- Artist: Amick & Wearley Monuments
- Year: 1953
- Dimensions: 200 cm × 10 cm × 99 cm (78 in × 4 in × 39 in)
- Location: Indianapolis, Indiana, United States; 39°48′59″N 86°10′13″W﻿ / ﻿39.81639°N 86.17028°W;
- Owner: Crown Hill Cemetery

= Holcomb Mausoleum Door =

Holcomb Mausoleum Door is a public artwork by American fabricator Amick & Wearley Monuments, located in Crown Hill Cemetery, which is near downtown Indianapolis, Indiana, United States. Holcomb Mausoleum Door is bronze and glass and is approximately 78 x 39 x 4 inches. The door features a full-length female figure, seen from behind. The figure is portrayed wearing a draping dress, with the proper left shoulder bare. The background of the door consists of stalks, also in bronze, with the figure's proper right hand raised toward the stalks, and her proper left hand placed on the door handle. The figure is looking downward, over her right shoulder.
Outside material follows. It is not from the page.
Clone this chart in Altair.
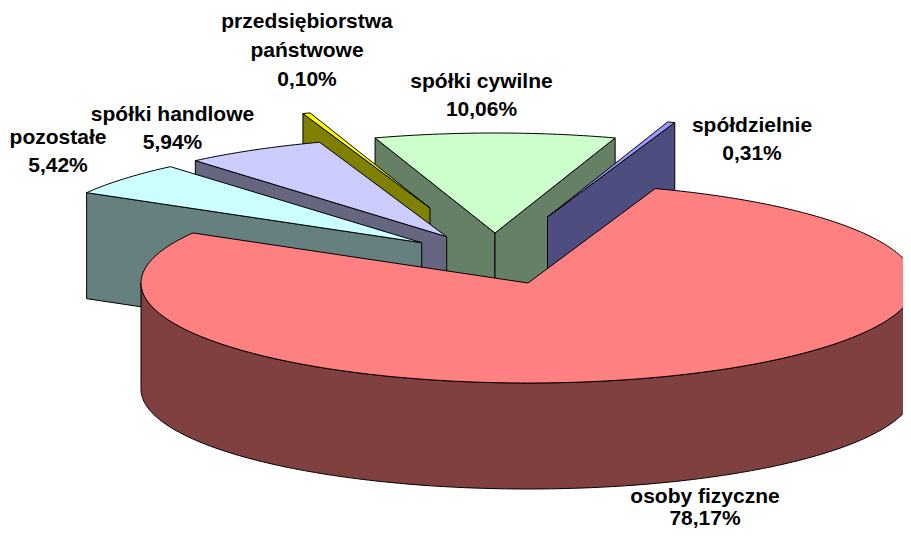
import math
import altair as alt

# Values as printed on the chart (percent), drawn clockwise from the start angle
names = ["osoby fizyczne", "pozostałe", "spółki handlowe",
         "przedsiębiorstwa państwowe", "spółki cywilne", "spółdzielnie"]
shares = [78.17, 5.42, 5.94, 0.10, 10.06, 0.31]
percent_labels = ["78,17%", "5,42%", "5,94%", "0,10%", "10,06%", "0,31%"]

# Pie styling
top_colors = ["#FF8080", "#CCFFFF", "#CCCCFF", "#FFFF00", "#CCFFCC", "#9999FF"]
side_colors = ["#804040", "#668080", "#666680", "#808000", "#668066", "#4D4D80"]
draw_order = [4, 5, 3, 2, 1, 0]

# 3D view of the pie (pixels of the picture)
start_angle = 19.2
min_share = 0.31          # hair-thin slices keep a visible width
rx, ry, depth = 387, 100, 106
apexes = [(528, 283), (421.7, 242.7), (446.7, 236.7), (430, 208), (495, 233), (547.5, 217)]

# Label layout: one row per text line
label_lines = [
    ("przedsiębiorstwa", 307, 22), ("państwowe", 307, 51), ("0,10%", 307, 80),
    ("spółki handlowe", 172.5, 115), ("5,94%", 172.5, 143),
    ("pozostałe", 58, 138), ("5,42%", 58, 166),
    ("spółki cywilne", 481.5, 82), ("10,06%", 481.5, 110),
    ("spółdzielnie", 752, 126), ("0,31%", 752, 154),
    ("osoby fizyczne", 705, 497), ("78,17%", 705, 519),
]

shown = [max(s, min_share) for s in shares]
deg_per_pct = 360 / sum(shown)
bounds = []
a = start_angle
for s in shown:
    bounds.append((a, a + s * deg_per_pct))
    a += s * deg_per_pct


def rim(apex, angle):
    t = math.radians(angle)
    return [apex[0] + rx * math.sin(t), apex[1] - ry * math.cos(t)]


def arc(apex, a0, a1):
    n = max(2, int(abs(a1 - a0)) + 1)
    return [rim(apex, a0 + (a1 - a0) * i / n) for i in range(n + 1)]


def down(p):
    return [p[0], p[1] + depth]


def feature(ring, fill):
    ring = [list(p) for p in ring]
    return {"type": "Feature",
            "geometry": {"type": "Polygon", "coordinates": [ring + [ring[0]]]},
            "properties": {"fill": fill}}


features = []
for i in draw_order:
    apex = apexes[i]
    a0, a1 = bounds[i]
    for edge, normal in ((a0, a0 - 90), (a1, a1 + 90)):
        if math.cos(math.radians(normal)) < 0:
            p = rim(apex, edge)
            features.append(feature([list(apex), p, down(p), down(apex)], side_colors[i]))
    lo, hi = max(a0, 90), min(a1, 270)
    if hi > lo:
        front = arc(apex, lo, hi)
        features.append(feature(front + [down(p) for p in reversed(front)], side_colors[i]))
    features.append(feature([list(apex)] + arc(apex, a0, a1), top_colors[i]))

W, H = 895, 520

pie = alt.Chart(alt.InlineData(values=features)).mark_geoshape(
    stroke="black", strokeWidth=1, clip=True
).encode(
    fill=alt.Fill("properties.fill:N", scale=None)
).project(type="identity", scale=1, translate=[-8, -8])

label_rows = [{"text": t, "px": x - 8, "py": y - 8} for t, x, y in label_lines]
labels = alt.Chart(alt.InlineData(values=label_rows)).mark_text(
    font="Liberation Sans", fontWeight="bold", fontSize=21, color="black",
    align="center", baseline="middle"
).encode(
    x=alt.X("px:Q", scale=alt.Scale(domain=[0, W], range=[0, W]), axis=None),
    y=alt.Y("py:Q", scale=alt.Scale(domain=[0, H], range=[0, H]), axis=None),
    text="text:N",
)

chart = alt.layer(pie, labels).resolve_scale(x="independent", y="independent").properties(
    width=W, height=H, padding=0, autosize=alt.AutoSizeParams(type="none"),
    background="white"
).configure_view(stroke=None)

chart.save("out.html", embed_options={"renderer": "svg", "actions": False})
An inscription on the memorial includes (on mausoleum, above door:) JAMES.IRVING.HOLCOMB. (On two bronze ventilation grates in the rear of the memorial:) ERECTED BY WEARLY MONUMENTS/MUNCIE-HARTFORD CITY-RICHMOND INDIANA.

The door is part of a memorial for James Irving Holcomb, an Indianapolis industrialist and a Vice President of the Butler University board of trustees who donated funds towards the construction of an observatory for the university's centennial celebration in 1953.